REQUIRED WORK. Return each line of the data below exactly, omitting any pictures.
/---
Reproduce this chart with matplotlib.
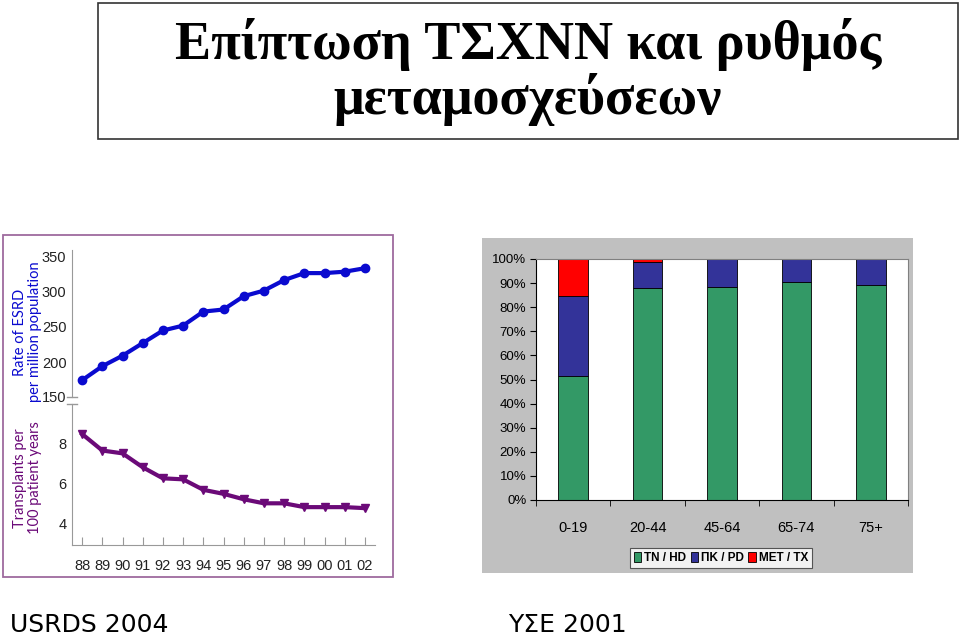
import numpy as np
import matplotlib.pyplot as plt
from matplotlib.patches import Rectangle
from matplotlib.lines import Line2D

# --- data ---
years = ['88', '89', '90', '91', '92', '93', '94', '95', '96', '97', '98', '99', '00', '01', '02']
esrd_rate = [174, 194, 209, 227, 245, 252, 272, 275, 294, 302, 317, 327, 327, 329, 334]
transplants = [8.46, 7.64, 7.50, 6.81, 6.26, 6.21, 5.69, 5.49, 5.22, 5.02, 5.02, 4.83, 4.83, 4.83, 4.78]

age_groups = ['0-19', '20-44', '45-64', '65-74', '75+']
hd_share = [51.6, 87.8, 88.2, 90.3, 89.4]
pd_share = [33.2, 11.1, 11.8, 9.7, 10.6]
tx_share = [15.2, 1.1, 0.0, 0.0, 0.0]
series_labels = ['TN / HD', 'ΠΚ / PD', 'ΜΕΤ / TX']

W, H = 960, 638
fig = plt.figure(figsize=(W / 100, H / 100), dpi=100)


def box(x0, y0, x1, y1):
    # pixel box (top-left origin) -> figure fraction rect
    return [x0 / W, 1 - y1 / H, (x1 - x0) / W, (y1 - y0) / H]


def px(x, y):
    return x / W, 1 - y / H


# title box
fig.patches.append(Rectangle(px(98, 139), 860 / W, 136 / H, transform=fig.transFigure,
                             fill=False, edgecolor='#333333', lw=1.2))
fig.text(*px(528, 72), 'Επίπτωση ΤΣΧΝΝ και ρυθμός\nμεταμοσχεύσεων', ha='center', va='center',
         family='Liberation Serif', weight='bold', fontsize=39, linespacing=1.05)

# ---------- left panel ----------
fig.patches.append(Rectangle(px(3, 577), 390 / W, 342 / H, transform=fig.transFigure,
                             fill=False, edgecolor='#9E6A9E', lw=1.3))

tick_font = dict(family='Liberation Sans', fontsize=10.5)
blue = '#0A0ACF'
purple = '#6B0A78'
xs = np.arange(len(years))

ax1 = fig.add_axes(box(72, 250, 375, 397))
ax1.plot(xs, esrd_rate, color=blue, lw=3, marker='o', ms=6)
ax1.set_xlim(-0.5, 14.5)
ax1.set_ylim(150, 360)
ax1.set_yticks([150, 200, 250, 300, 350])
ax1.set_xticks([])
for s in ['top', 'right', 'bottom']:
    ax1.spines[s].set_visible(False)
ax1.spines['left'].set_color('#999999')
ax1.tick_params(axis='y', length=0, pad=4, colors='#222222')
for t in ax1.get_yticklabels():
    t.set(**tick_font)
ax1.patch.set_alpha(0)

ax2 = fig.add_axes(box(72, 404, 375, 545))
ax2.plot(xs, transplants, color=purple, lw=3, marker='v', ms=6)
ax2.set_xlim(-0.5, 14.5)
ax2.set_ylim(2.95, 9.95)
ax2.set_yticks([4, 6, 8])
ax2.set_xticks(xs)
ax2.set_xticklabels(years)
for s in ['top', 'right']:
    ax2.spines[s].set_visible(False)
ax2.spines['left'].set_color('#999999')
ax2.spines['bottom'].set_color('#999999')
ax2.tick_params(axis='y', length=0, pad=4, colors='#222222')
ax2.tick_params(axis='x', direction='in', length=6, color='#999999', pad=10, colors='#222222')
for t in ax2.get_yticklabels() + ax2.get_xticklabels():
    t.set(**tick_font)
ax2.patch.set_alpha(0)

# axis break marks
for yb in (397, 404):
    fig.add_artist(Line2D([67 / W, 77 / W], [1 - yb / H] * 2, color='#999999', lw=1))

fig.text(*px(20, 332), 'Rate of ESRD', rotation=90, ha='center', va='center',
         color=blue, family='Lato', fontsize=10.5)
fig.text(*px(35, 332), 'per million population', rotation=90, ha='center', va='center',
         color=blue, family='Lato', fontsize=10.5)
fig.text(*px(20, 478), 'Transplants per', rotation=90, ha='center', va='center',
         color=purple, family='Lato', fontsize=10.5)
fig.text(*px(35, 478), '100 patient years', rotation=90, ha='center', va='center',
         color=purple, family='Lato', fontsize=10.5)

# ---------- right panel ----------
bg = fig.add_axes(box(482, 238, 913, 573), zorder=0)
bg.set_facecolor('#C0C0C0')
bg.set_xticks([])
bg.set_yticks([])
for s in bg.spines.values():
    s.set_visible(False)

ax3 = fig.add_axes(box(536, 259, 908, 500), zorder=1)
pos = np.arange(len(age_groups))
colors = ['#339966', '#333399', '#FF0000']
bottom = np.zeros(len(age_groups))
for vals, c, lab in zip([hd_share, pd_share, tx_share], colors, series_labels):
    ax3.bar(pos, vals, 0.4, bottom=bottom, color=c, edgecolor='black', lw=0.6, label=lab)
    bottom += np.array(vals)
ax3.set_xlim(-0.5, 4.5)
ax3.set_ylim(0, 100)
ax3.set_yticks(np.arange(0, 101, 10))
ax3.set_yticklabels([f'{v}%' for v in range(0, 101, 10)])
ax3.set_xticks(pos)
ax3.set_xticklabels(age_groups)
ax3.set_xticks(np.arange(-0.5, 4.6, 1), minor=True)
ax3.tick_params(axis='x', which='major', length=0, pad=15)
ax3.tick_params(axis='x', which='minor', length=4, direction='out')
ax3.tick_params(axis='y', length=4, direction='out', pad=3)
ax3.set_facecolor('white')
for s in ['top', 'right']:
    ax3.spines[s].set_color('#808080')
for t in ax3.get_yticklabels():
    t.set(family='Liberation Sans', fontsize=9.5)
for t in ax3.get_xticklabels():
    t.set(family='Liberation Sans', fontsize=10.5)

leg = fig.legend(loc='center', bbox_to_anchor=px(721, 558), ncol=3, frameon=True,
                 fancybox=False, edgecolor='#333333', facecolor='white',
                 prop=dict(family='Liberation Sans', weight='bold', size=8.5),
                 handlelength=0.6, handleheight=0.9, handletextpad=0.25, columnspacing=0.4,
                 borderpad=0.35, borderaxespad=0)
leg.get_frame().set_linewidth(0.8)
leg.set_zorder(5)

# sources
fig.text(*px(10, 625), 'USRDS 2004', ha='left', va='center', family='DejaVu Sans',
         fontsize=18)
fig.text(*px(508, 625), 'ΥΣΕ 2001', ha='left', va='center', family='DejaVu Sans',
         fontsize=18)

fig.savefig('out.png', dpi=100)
\---
THE RESULT.
Reproduce this chart with matplotlib.
import numpy as np
import matplotlib.pyplot as plt
from matplotlib.patches import Rectangle
from matplotlib.lines import Line2D

# --- data ---
years = ['88', '89', '90', '91', '92', '93', '94', '95', '96', '97', '98', '99', '00', '01', '02']
esrd_rate = [174, 194, 209, 227, 245, 252, 272, 275, 294, 302, 317, 327, 327, 329, 334]
transplants = [8.46, 7.64, 7.50, 6.81, 6.26, 6.21, 5.69, 5.49, 5.22, 5.02, 5.02, 4.83, 4.83, 4.83, 4.78]

age_groups = ['0-19', '20-44', '45-64', '65-74', '75+']
hd_share = [51.6, 87.8, 88.2, 90.3, 89.4]
pd_share = [33.2, 11.1, 11.8, 9.7, 10.6]
tx_share = [15.2, 1.1, 0.0, 0.0, 0.0]
series_labels = ['TN / HD', 'ΠΚ / PD', 'ΜΕΤ / TX']

W, H = 960, 638
fig = plt.figure(figsize=(W / 100, H / 100), dpi=100)


def box(x0, y0, x1, y1):
    # pixel box (top-left origin) -> figure fraction rect
    return [x0 / W, 1 - y1 / H, (x1 - x0) / W, (y1 - y0) / H]


def px(x, y):
    return x / W, 1 - y / H


# title box
fig.patches.append(Rectangle(px(98, 139), 860 / W, 136 / H, transform=fig.transFigure,
                             fill=False, edgecolor='#333333', lw=1.2))
fig.text(*px(528, 72), 'Επίπτωση ΤΣΧΝΝ και ρυθμός\nμεταμοσχεύσεων', ha='center', va='center',
         family='Liberation Serif', weight='bold', fontsize=39, linespacing=1.05)

# ---------- left panel ----------
fig.patches.append(Rectangle(px(3, 577), 390 / W, 342 / H, transform=fig.transFigure,
                             fill=False, edgecolor='#9E6A9E', lw=1.3))

tick_font = dict(family='Liberation Sans', fontsize=10.5)
blue = '#0A0ACF'
purple = '#6B0A78'
xs = np.arange(len(years))

ax1 = fig.add_axes(box(72, 250, 375, 397))
ax1.plot(xs, esrd_rate, color=blue, lw=3, marker='o', ms=6)
ax1.set_xlim(-0.5, 14.5)
ax1.set_ylim(150, 360)
ax1.set_yticks([150, 200, 250, 300, 350])
ax1.set_xticks([])
for s in ['top', 'right', 'bottom']:
    ax1.spines[s].set_visible(False)
ax1.spines['left'].set_color('#999999')
ax1.tick_params(axis='y', length=0, pad=4, colors='#222222')
for t in ax1.get_yticklabels():
    t.set(**tick_font)
ax1.patch.set_alpha(0)

ax2 = fig.add_axes(box(72, 404, 375, 545))
ax2.plot(xs, transplants, color=purple, lw=3, marker='v', ms=6)
ax2.set_xlim(-0.5, 14.5)
ax2.set_ylim(2.95, 9.95)
ax2.set_yticks([4, 6, 8])
ax2.set_xticks(xs)
ax2.set_xticklabels(years)
for s in ['top', 'right']:
    ax2.spines[s].set_visible(False)
ax2.spines['left'].set_color('#999999')
ax2.spines['bottom'].set_color('#999999')
ax2.tick_params(axis='y', length=0, pad=4, colors='#222222')
ax2.tick_params(axis='x', direction='in', length=6, color='#999999', pad=10, colors='#222222')
for t in ax2.get_yticklabels() + ax2.get_xticklabels():
    t.set(**tick_font)
ax2.patch.set_alpha(0)

# axis break marks
for yb in (397, 404):
    fig.add_artist(Line2D([67 / W, 77 / W], [1 - yb / H] * 2, color='#999999', lw=1))

fig.text(*px(20, 332), 'Rate of ESRD', rotation=90, ha='center', va='center',
         color=blue, family='Lato', fontsize=10.5)
fig.text(*px(35, 332), 'per million population', rotation=90, ha='center', va='center',
         color=blue, family='Lato', fontsize=10.5)
fig.text(*px(20, 478), 'Transplants per', rotation=90, ha='center', va='center',
         color=purple, family='Lato', fontsize=10.5)
fig.text(*px(35, 478), '100 patient years', rotation=90, ha='center', va='center',
         color=purple, family='Lato', fontsize=10.5)

# ---------- right panel ----------
bg = fig.add_axes(box(482, 238, 913, 573), zorder=0)
bg.set_facecolor('#C0C0C0')
bg.set_xticks([])
bg.set_yticks([])
for s in bg.spines.values():
    s.set_visible(False)

ax3 = fig.add_axes(box(536, 259, 908, 500), zorder=1)
pos = np.arange(len(age_groups))
colors = ['#339966', '#333399', '#FF0000']
bottom = np.zeros(len(age_groups))
for vals, c, lab in zip([hd_share, pd_share, tx_share], colors, series_labels):
    ax3.bar(pos, vals, 0.4, bottom=bottom, color=c, edgecolor='black', lw=0.6, label=lab)
    bottom += np.array(vals)
ax3.set_xlim(-0.5, 4.5)
ax3.set_ylim(0, 100)
ax3.set_yticks(np.arange(0, 101, 10))
ax3.set_yticklabels([f'{v}%' for v in range(0, 101, 10)])
ax3.set_xticks(pos)
ax3.set_xticklabels(age_groups)
ax3.set_xticks(np.arange(-0.5, 4.6, 1), minor=True)
ax3.tick_params(axis='x', which='major', length=0, pad=15)
ax3.tick_params(axis='x', which='minor', length=4, direction='out')
ax3.tick_params(axis='y', length=4, direction='out', pad=3)
ax3.set_facecolor('white')
for s in ['top', 'right']:
    ax3.spines[s].set_color('#808080')
for t in ax3.get_yticklabels():
    t.set(family='Liberation Sans', fontsize=9.5)
for t in ax3.get_xticklabels():
    t.set(family='Liberation Sans', fontsize=10.5)

leg = fig.legend(loc='center', bbox_to_anchor=px(721, 558), ncol=3, frameon=True,
                 fancybox=False, edgecolor='#333333', facecolor='white',
                 prop=dict(family='Liberation Sans', weight='bold', size=8.5),
                 handlelength=0.6, handleheight=0.9, handletextpad=0.25, columnspacing=0.4,
                 borderpad=0.35, borderaxespad=0)
leg.get_frame().set_linewidth(0.8)
leg.set_zorder(5)

# sources
fig.text(*px(10, 625), 'USRDS 2004', ha='left', va='center', family='DejaVu Sans',
         fontsize=18)
fig.text(*px(508, 625), 'ΥΣΕ 2001', ha='left', va='center', family='DejaVu Sans',
         fontsize=18)

fig.savefig('out.png', dpi=100)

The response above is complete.